Data fitting to multivariate distribution Data fitting is the process of fitting models to data and analyzing the accuracy of the fit. The models consist of common probability distribution (e.g. normal distribution). The data are two-dimensional arrays.
I want to know is there a way to do data fitting with a multivariate probability distribution function? I am familiar with both MATLAB and Python.
Also if there is an answer in R for it, it would help me.
 A: First of all, it's not data fitting, but model fitting, since you fit a model to the data, not the other way around.
By fitting a model to the data, we mean finding such parameters of the model that make the model the most aligned with the data that it is trying to approximate. There are many ways of doing that, for example, you can minimize some kind of loss function between predictions made by a model and the data, but with a model defined in terms of a probability distribution, the more natural approach is to use maximum likelihood estimation, or Bayesian approach.
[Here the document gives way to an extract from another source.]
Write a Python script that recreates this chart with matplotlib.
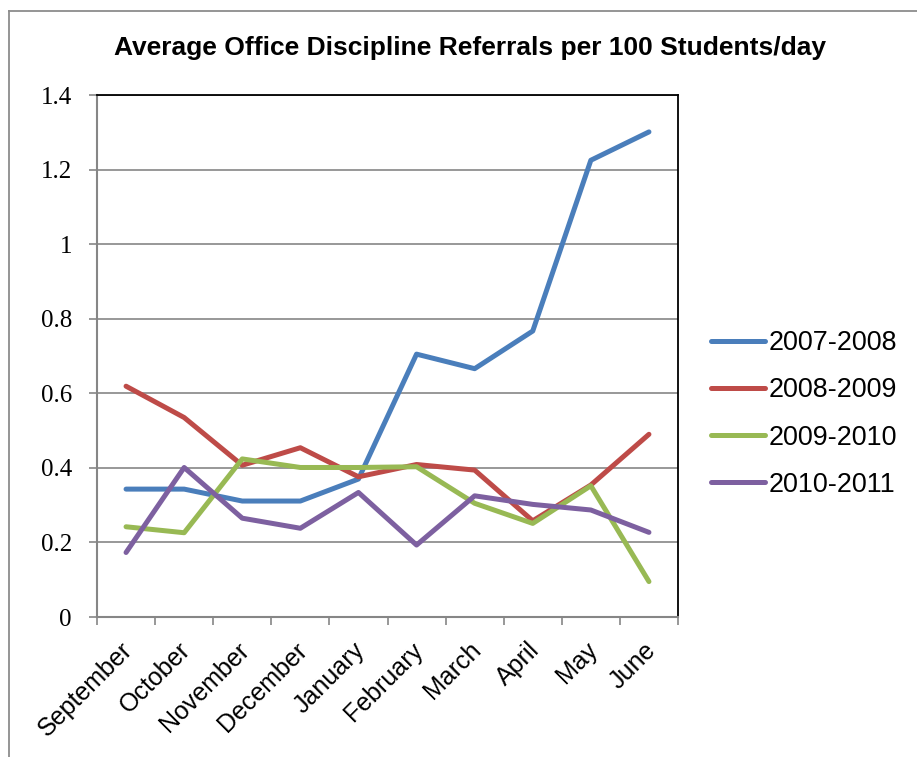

If the probability density function of your distribution if $f(\mathbf{X}, \theta)$, where $\theta$ is a parameter or a vector of parameters, for the distribution, then with the maximum likelihood you would use an optimizer to find
$$
\underset{\theta}{\operatorname{arg\,max}} \;\sum_i \,\log f(\mathbf{X}_i, \theta)
$$
Technically, this is as simple as plugging in the likelihood function to optimizer function like R's optim. You can find an in-depth explanation and many worked examples in the link above.